Provided material →
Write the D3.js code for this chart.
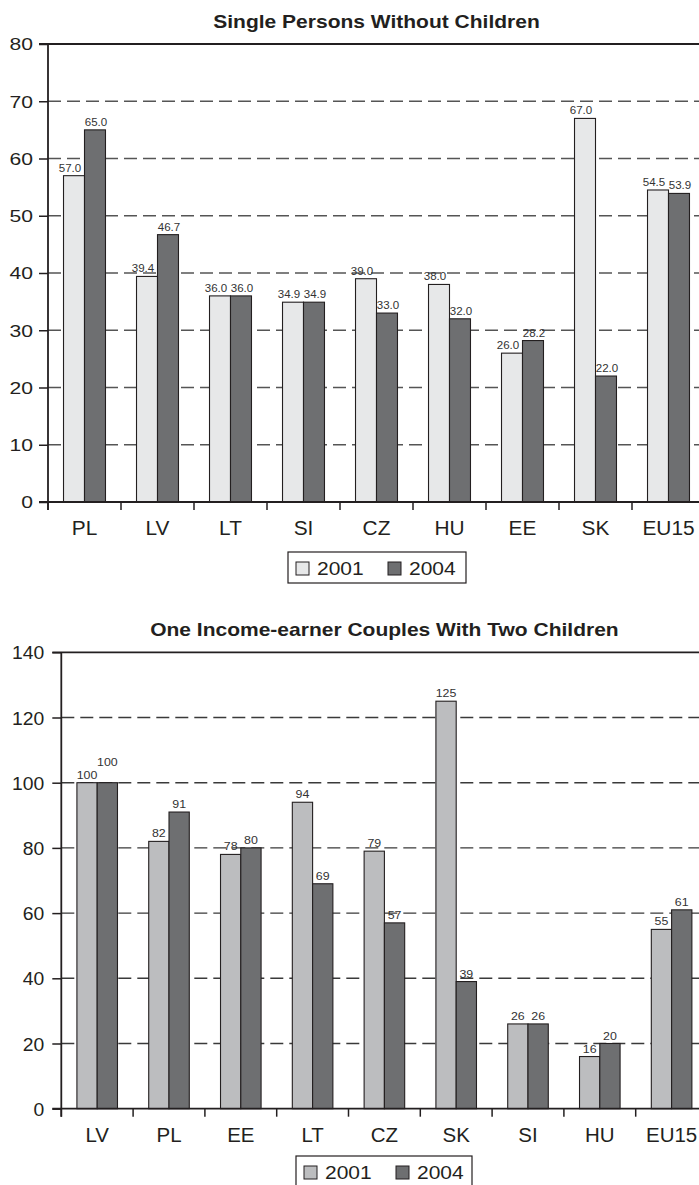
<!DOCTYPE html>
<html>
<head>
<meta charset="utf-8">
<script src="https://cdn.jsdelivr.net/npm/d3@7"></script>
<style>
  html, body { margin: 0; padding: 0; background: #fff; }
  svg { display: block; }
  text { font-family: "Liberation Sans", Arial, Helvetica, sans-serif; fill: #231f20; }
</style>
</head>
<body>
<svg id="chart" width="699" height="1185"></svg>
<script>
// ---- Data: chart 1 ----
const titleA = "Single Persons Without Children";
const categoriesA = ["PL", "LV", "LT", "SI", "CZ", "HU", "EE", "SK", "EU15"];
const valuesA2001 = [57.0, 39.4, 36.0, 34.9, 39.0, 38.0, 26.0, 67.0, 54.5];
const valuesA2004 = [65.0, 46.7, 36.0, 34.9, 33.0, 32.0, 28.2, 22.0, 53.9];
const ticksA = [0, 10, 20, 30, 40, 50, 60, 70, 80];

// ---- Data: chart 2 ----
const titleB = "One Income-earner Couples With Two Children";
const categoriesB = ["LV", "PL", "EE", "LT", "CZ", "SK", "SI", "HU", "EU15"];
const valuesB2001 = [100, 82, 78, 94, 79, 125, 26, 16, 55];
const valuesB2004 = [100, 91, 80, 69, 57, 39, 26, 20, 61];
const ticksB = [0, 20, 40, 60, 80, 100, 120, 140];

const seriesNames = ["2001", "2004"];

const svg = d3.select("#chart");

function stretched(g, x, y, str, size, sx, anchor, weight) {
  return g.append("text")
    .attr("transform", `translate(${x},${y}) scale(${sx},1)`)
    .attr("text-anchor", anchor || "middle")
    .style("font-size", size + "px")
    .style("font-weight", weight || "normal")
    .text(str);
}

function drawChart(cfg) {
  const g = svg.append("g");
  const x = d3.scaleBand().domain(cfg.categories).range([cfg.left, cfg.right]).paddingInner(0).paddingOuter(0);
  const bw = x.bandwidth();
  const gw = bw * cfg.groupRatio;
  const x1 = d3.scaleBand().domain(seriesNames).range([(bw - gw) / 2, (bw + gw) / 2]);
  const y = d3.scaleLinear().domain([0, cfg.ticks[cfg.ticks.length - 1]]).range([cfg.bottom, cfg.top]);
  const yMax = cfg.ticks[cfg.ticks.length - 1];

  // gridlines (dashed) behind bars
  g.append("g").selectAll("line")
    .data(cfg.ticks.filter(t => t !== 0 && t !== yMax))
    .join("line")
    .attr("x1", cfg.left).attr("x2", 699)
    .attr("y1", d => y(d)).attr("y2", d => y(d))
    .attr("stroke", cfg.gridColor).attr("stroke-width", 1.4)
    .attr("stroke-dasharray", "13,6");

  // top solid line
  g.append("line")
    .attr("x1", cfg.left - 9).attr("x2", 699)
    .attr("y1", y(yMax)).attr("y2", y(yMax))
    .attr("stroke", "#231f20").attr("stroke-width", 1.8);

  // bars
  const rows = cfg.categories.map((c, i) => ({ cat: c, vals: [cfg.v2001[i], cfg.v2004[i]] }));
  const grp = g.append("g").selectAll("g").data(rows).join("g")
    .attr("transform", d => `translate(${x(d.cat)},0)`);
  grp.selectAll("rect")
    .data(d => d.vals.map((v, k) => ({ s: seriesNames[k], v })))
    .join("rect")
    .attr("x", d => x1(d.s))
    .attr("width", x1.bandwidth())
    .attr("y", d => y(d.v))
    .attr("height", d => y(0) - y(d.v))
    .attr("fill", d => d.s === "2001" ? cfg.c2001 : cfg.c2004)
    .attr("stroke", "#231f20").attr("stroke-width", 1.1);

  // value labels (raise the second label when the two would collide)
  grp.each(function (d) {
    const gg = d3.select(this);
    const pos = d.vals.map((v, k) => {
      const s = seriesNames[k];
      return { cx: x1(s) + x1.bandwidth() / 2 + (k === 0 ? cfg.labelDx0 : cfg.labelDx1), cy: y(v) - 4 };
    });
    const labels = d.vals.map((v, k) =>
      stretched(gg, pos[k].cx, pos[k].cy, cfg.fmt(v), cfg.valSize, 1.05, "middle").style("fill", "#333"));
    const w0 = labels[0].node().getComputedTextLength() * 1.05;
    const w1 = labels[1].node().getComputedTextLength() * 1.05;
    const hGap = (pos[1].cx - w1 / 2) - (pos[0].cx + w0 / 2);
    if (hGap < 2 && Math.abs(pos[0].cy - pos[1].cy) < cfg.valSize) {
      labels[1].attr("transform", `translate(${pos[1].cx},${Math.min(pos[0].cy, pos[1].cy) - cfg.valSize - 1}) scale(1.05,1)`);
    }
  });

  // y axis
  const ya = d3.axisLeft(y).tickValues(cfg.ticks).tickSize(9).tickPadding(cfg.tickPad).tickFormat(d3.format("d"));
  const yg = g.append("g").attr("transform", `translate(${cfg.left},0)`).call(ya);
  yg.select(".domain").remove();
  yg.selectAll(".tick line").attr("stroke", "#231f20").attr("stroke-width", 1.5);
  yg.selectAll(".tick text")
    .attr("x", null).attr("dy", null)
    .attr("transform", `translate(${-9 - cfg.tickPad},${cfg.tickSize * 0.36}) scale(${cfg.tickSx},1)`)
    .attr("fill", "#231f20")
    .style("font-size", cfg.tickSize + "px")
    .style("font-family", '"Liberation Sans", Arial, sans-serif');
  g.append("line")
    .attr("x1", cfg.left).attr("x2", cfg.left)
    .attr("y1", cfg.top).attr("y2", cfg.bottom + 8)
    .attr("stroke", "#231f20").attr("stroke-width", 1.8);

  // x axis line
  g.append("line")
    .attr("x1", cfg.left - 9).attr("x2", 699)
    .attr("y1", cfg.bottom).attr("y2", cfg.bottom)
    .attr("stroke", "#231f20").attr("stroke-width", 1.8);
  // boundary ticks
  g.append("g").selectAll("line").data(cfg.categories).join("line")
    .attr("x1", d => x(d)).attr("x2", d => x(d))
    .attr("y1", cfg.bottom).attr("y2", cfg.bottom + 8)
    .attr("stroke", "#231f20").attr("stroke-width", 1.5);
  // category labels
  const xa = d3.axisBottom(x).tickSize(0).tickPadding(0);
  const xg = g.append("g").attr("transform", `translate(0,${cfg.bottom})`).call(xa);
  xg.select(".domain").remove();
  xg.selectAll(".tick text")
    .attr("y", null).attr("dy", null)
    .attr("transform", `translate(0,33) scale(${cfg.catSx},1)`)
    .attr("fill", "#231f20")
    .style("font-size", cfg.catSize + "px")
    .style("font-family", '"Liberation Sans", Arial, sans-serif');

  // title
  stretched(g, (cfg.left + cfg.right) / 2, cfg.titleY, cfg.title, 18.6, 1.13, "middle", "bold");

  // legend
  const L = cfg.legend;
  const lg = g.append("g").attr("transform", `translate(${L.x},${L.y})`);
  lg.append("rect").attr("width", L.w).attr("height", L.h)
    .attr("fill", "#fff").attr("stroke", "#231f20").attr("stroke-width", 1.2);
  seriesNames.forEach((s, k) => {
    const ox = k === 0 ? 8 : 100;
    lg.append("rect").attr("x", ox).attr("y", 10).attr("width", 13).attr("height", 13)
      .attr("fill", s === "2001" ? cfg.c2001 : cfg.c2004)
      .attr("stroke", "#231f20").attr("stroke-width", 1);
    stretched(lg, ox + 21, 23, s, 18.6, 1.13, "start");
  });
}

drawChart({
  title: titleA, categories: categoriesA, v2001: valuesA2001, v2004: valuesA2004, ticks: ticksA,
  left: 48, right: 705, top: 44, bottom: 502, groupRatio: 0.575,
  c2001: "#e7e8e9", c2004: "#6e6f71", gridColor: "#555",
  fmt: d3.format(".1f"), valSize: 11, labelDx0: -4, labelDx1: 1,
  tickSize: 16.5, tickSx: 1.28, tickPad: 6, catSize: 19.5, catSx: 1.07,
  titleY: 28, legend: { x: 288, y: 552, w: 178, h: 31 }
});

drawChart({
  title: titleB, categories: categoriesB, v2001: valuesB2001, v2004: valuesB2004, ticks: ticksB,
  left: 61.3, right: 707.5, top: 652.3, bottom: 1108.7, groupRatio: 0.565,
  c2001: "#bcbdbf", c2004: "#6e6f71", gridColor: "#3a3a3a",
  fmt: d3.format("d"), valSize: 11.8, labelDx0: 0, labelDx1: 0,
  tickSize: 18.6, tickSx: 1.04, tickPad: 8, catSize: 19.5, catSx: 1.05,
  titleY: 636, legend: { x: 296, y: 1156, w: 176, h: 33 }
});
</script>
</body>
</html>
==
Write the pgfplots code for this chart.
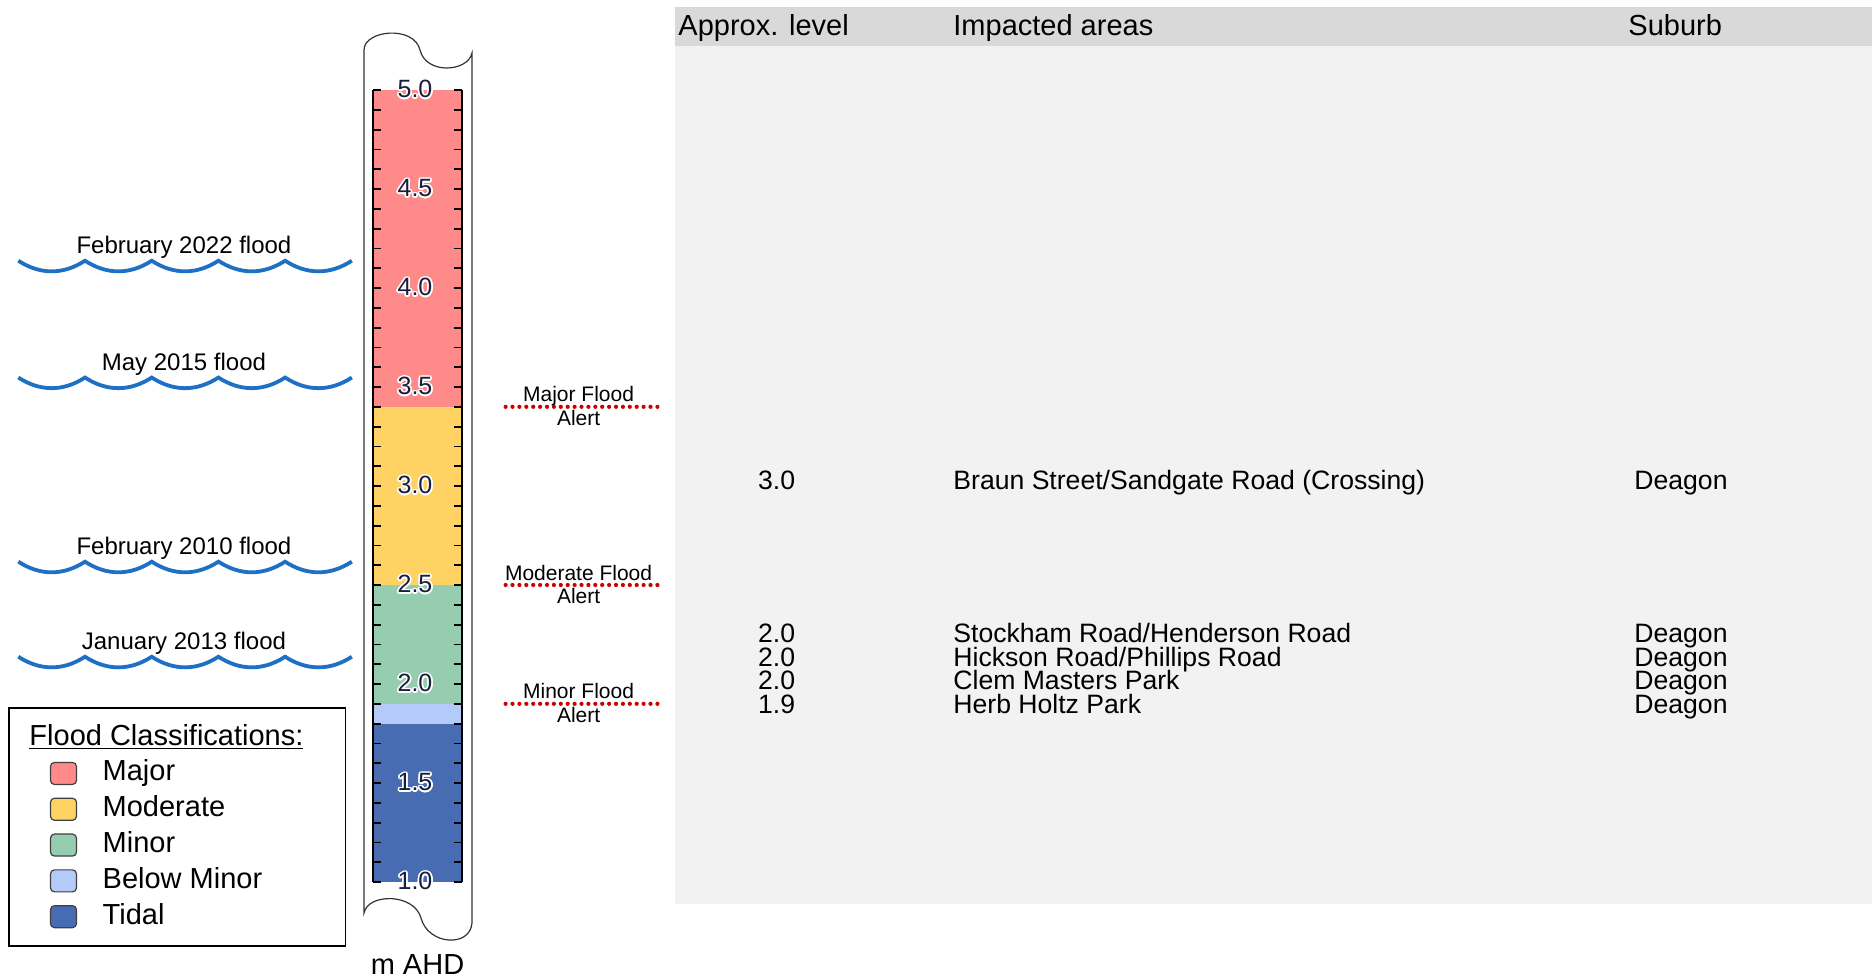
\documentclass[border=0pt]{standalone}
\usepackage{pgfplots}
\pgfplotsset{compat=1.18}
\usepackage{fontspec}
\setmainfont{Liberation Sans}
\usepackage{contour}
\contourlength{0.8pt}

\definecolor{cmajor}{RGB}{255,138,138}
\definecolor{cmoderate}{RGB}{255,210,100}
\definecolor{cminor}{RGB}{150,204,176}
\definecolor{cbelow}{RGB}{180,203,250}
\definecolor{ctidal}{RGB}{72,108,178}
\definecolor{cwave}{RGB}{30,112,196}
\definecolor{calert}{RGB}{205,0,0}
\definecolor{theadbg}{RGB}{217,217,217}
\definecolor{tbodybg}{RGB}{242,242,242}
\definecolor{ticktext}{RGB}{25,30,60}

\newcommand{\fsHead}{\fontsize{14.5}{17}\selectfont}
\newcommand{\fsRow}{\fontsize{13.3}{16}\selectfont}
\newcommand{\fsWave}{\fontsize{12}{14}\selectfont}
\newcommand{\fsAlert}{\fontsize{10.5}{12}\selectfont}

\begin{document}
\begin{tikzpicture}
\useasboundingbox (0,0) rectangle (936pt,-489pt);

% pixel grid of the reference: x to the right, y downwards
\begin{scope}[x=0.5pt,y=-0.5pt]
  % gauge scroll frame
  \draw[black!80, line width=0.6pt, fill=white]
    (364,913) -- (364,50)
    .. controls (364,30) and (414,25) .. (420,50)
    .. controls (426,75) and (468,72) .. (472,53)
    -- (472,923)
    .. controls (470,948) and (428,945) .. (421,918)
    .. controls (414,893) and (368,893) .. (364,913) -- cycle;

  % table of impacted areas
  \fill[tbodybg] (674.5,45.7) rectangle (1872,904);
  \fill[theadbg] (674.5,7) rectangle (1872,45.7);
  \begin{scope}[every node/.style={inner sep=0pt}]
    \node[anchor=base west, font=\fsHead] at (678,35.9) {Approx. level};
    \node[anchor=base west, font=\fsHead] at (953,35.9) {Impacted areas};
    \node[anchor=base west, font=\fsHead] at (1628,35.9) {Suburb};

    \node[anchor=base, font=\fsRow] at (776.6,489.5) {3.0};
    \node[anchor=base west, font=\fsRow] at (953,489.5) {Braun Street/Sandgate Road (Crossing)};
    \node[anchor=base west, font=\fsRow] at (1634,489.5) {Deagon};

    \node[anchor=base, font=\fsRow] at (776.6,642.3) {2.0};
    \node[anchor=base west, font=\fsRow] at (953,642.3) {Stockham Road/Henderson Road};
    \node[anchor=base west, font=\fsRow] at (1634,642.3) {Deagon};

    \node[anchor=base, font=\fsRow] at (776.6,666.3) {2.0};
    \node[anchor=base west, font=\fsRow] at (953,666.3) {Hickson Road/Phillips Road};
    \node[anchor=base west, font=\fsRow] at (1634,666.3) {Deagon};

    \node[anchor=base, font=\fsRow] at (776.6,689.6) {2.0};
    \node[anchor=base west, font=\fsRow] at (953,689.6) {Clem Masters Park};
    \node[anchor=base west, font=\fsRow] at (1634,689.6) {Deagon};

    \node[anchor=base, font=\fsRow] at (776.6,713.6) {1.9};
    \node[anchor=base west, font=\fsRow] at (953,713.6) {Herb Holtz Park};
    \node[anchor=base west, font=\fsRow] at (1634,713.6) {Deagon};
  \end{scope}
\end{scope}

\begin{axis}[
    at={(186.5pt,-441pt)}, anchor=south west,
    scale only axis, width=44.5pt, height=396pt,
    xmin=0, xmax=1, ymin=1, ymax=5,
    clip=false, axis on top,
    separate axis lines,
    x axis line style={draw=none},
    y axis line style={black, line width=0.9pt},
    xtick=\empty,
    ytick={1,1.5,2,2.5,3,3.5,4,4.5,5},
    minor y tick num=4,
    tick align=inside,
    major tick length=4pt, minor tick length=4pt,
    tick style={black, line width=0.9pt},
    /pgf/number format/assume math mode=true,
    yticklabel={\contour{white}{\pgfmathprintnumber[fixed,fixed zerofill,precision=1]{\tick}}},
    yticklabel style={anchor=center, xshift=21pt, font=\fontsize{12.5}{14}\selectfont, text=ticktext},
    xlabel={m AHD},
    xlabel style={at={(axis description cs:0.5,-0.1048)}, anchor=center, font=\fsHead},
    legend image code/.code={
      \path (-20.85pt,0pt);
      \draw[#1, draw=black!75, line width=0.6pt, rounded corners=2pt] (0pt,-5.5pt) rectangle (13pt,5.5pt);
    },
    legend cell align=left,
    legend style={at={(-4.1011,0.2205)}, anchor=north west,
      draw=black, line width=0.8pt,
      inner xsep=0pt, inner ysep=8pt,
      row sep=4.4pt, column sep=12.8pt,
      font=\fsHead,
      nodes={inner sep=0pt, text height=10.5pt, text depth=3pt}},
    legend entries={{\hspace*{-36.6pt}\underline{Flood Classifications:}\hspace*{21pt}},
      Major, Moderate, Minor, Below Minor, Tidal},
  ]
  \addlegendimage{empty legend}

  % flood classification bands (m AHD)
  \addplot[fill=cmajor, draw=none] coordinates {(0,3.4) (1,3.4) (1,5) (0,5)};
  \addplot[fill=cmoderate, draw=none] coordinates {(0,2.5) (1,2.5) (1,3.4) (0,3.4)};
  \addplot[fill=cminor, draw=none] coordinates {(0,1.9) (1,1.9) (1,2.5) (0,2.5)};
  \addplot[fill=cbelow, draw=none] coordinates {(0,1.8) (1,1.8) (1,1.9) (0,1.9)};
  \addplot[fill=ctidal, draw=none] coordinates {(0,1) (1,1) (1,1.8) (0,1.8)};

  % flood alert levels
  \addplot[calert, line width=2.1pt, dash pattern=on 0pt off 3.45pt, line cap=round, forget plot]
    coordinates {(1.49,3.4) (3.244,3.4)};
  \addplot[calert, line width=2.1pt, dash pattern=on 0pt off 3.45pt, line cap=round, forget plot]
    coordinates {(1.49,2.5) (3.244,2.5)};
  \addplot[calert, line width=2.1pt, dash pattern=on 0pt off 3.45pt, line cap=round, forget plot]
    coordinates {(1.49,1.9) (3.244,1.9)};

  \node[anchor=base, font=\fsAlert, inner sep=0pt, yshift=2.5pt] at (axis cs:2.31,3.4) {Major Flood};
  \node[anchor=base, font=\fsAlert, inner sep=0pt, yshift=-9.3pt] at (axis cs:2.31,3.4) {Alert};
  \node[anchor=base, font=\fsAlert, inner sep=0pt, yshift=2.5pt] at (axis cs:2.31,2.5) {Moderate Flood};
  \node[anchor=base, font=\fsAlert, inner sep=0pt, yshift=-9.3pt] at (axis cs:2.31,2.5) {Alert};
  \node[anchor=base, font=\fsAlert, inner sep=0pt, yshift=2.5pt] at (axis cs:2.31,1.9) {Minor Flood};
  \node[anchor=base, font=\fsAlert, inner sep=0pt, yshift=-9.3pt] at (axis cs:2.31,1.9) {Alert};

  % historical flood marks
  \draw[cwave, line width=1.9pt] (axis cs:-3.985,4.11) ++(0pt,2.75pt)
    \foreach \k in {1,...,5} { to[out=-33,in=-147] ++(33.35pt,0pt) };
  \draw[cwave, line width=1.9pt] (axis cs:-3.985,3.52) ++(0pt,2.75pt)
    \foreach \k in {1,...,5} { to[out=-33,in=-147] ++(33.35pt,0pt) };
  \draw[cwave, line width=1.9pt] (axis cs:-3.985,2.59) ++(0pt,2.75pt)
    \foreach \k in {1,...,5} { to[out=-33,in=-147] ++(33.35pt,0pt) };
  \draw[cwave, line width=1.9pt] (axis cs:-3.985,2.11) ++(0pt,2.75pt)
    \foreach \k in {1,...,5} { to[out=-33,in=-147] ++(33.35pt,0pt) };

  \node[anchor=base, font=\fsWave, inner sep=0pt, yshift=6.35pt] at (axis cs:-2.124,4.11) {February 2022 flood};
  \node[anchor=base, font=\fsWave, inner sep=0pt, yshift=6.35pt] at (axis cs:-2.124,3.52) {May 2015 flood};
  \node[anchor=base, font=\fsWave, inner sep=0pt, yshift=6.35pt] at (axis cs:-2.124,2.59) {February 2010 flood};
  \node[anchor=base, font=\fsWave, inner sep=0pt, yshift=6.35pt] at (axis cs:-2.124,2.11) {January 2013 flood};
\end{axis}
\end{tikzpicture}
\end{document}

What to work on → Print exactly the lines from the line containing "Write the pgfplots code for this chart." through the line containing "(0,0) rectangle (936pt,-489pt);", and omit any picture found among them.

Full response →
Write the pgfplots code for this chart.
\documentclass[border=0pt]{standalone}
\usepackage{pgfplots}
\pgfplotsset{compat=1.18}
\usepackage{fontspec}
\setmainfont{Liberation Sans}
\usepackage{contour}
\contourlength{0.8pt}

\definecolor{cmajor}{RGB}{255,138,138}
\definecolor{cmoderate}{RGB}{255,210,100}
\definecolor{cminor}{RGB}{150,204,176}
\definecolor{cbelow}{RGB}{180,203,250}
\definecolor{ctidal}{RGB}{72,108,178}
\definecolor{cwave}{RGB}{30,112,196}
\definecolor{calert}{RGB}{205,0,0}
\definecolor{theadbg}{RGB}{217,217,217}
\definecolor{tbodybg}{RGB}{242,242,242}
\definecolor{ticktext}{RGB}{25,30,60}

\newcommand{\fsHead}{\fontsize{14.5}{17}\selectfont}
\newcommand{\fsRow}{\fontsize{13.3}{16}\selectfont}
\newcommand{\fsWave}{\fontsize{12}{14}\selectfont}
\newcommand{\fsAlert}{\fontsize{10.5}{12}\selectfont}

\begin{document}
\begin{tikzpicture}
\useasboundingbox (0,0) rectangle (936pt,-489pt);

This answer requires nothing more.